◆ **GIVEN EXERCISE**
Return the whole listing, line for line, without the pictures in it.

◆ **COLLECTED MATERIAL**
►

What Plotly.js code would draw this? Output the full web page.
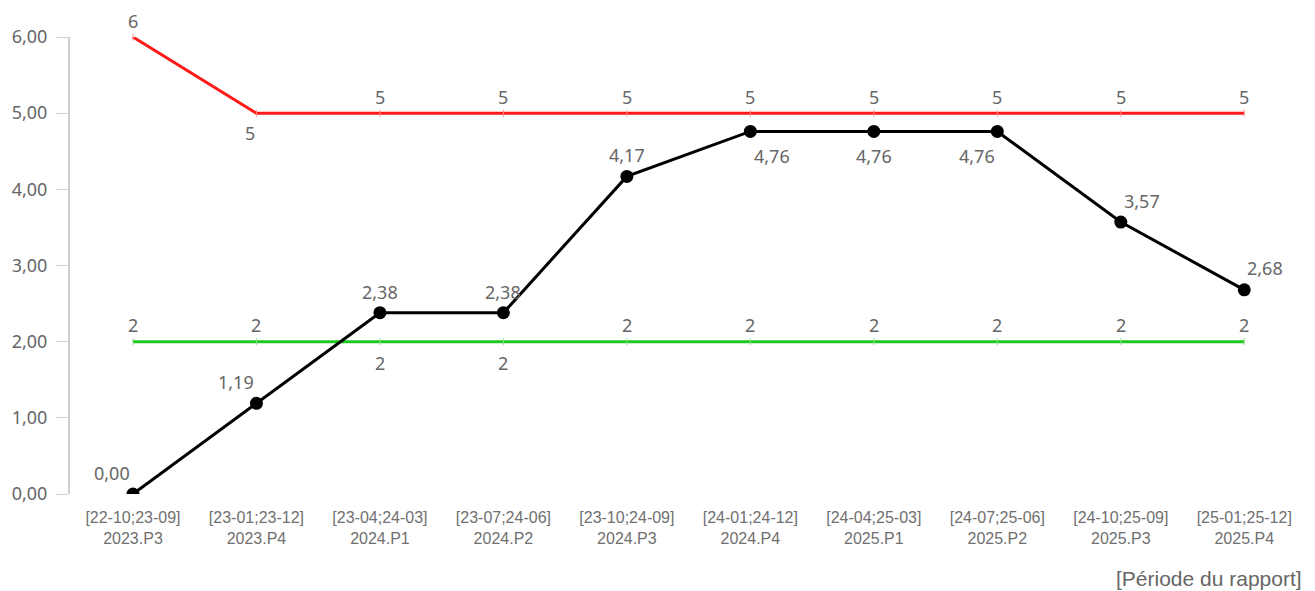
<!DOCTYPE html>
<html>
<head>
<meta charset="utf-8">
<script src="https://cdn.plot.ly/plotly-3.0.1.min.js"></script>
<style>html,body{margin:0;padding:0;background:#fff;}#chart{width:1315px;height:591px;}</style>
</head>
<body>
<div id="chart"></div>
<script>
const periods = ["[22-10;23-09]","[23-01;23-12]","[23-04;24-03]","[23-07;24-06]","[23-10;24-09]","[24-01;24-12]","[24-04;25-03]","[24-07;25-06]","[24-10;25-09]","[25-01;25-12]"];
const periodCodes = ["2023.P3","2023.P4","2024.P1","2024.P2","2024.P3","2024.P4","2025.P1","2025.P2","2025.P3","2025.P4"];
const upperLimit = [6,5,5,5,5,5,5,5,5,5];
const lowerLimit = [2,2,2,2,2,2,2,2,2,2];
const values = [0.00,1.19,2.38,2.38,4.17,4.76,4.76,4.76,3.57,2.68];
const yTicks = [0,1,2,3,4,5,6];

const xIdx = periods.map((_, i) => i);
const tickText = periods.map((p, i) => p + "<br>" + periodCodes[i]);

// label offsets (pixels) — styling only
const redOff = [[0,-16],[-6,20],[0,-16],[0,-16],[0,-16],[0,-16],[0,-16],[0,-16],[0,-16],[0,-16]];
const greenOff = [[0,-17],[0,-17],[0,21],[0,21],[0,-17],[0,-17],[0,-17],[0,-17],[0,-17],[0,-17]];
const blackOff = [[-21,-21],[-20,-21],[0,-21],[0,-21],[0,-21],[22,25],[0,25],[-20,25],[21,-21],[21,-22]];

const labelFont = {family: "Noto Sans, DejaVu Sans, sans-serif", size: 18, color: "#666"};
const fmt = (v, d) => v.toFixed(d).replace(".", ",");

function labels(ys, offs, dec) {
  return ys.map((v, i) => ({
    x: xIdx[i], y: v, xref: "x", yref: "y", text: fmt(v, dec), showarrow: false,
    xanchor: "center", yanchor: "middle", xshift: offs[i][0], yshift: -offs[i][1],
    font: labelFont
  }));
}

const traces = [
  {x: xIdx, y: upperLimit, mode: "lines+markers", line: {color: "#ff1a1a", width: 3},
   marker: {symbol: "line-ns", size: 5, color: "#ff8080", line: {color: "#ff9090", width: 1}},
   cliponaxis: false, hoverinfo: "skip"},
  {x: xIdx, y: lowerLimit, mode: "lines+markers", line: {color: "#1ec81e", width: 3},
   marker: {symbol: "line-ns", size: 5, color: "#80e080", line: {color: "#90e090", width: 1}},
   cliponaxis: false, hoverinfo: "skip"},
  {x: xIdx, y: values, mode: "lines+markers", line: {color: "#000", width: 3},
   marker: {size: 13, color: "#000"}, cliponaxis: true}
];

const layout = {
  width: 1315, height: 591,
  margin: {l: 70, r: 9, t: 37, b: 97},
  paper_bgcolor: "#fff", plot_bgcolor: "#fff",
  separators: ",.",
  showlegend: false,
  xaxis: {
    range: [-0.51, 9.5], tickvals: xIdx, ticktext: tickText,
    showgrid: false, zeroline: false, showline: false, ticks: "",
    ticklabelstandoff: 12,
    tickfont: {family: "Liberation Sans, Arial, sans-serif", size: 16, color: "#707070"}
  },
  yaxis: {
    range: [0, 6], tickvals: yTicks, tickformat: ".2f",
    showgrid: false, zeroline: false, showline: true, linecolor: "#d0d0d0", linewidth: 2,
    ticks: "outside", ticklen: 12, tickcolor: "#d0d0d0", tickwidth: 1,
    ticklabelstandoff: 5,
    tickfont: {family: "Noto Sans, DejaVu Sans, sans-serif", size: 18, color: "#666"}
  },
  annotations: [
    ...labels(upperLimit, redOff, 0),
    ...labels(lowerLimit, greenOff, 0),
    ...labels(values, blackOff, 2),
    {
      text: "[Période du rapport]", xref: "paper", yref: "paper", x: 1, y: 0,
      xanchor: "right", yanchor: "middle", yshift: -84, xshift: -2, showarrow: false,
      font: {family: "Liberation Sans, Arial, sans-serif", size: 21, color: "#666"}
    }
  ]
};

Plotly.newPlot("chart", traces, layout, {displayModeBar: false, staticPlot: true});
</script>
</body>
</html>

◄

◆ **FINAL RESULT**
What Plotly.js code would draw this? Output the full web page.
<!DOCTYPE html>
<html>
<head>
<meta charset="utf-8">
<script src="https://cdn.plot.ly/plotly-3.0.1.min.js"></script>
<style>html,body{margin:0;padding:0;background:#fff;}#chart{width:1315px;height:591px;}</style>
</head>
<body>
<div id="chart"></div>
<script>
const periods = ["[22-10;23-09]","[23-01;23-12]","[23-04;24-03]","[23-07;24-06]","[23-10;24-09]","[24-01;24-12]","[24-04;25-03]","[24-07;25-06]","[24-10;25-09]","[25-01;25-12]"];
const periodCodes = ["2023.P3","2023.P4","2024.P1","2024.P2","2024.P3","2024.P4","2025.P1","2025.P2","2025.P3","2025.P4"];
const upperLimit = [6,5,5,5,5,5,5,5,5,5];
const lowerLimit = [2,2,2,2,2,2,2,2,2,2];
const values = [0.00,1.19,2.38,2.38,4.17,4.76,4.76,4.76,3.57,2.68];
const yTicks = [0,1,2,3,4,5,6];

const xIdx = periods.map((_, i) => i);
const tickText = periods.map((p, i) => p + "<br>" + periodCodes[i]);

// label offsets (pixels) — styling only
const redOff = [[0,-16],[-6,20],[0,-16],[0,-16],[0,-16],[0,-16],[0,-16],[0,-16],[0,-16],[0,-16]];
const greenOff = [[0,-17],[0,-17],[0,21],[0,21],[0,-17],[0,-17],[0,-17],[0,-17],[0,-17],[0,-17]];
const blackOff = [[-21,-21],[-20,-21],[0,-21],[0,-21],[0,-21],[22,25],[0,25],[-20,25],[21,-21],[21,-22]];

const labelFont = {family: "Noto Sans, DejaVu Sans, sans-serif", size: 18, color: "#666"};
const fmt = (v, d) => v.toFixed(d).replace(".", ",");

function labels(ys, offs, dec) {
  return ys.map((v, i) => ({
    x: xIdx[i], y: v, xref: "x", yref: "y", text: fmt(v, dec), showarrow: false,
    xanchor: "center", yanchor: "middle", xshift: offs[i][0], yshift: -offs[i][1],
    font: labelFont
  }));
}

const traces = [
  {x: xIdx, y: upperLimit, mode: "lines+markers", line: {color: "#ff1a1a", width: 3},
   marker: {symbol: "line-ns", size: 5, color: "#ff8080", line: {color: "#ff9090", width: 1}},
   cliponaxis: false, hoverinfo: "skip"},
  {x: xIdx, y: lowerLimit, mode: "lines+markers", line: {color: "#1ec81e", width: 3},
   marker: {symbol: "line-ns", size: 5, color: "#80e080", line: {color: "#90e090", width: 1}},
   cliponaxis: false, hoverinfo: "skip"},
  {x: xIdx, y: values, mode: "lines+markers", line: {color: "#000", width: 3},
   marker: {size: 13, color: "#000"}, cliponaxis: true}
];

const layout = {
  width: 1315, height: 591,
  margin: {l: 70, r: 9, t: 37, b: 97},
  paper_bgcolor: "#fff", plot_bgcolor: "#fff",
  separators: ",.",
  showlegend: false,
  xaxis: {
    range: [-0.51, 9.5], tickvals: xIdx, ticktext: tickText,
    showgrid: false, zeroline: false, showline: false, ticks: "",
    ticklabelstandoff: 12,
    tickfont: {family: "Liberation Sans, Arial, sans-serif", size: 16, color: "#707070"}
  },
  yaxis: {
    range: [0, 6], tickvals: yTicks, tickformat: ".2f",
    showgrid: false, zeroline: false, showline: true, linecolor: "#d0d0d0", linewidth: 2,
    ticks: "outside", ticklen: 12, tickcolor: "#d0d0d0", tickwidth: 1,
    ticklabelstandoff: 5,
    tickfont: {family: "Noto Sans, DejaVu Sans, sans-serif", size: 18, color: "#666"}
  },
  annotations: [
    ...labels(upperLimit, redOff, 0),
    ...labels(lowerLimit, greenOff, 0),
    ...labels(values, blackOff, 2),
    {
      text: "[Période du rapport]", xref: "paper", yref: "paper", x: 1, y: 0,
      xanchor: "right", yanchor: "middle", yshift: -84, xshift: -2, showarrow: false,
      font: {family: "Liberation Sans, Arial, sans-serif", size: 21, color: "#666"}
    }
  ]
};

Plotly.newPlot("chart", traces, layout, {displayModeBar: false, staticPlot: true});
</script>
</body>
</html>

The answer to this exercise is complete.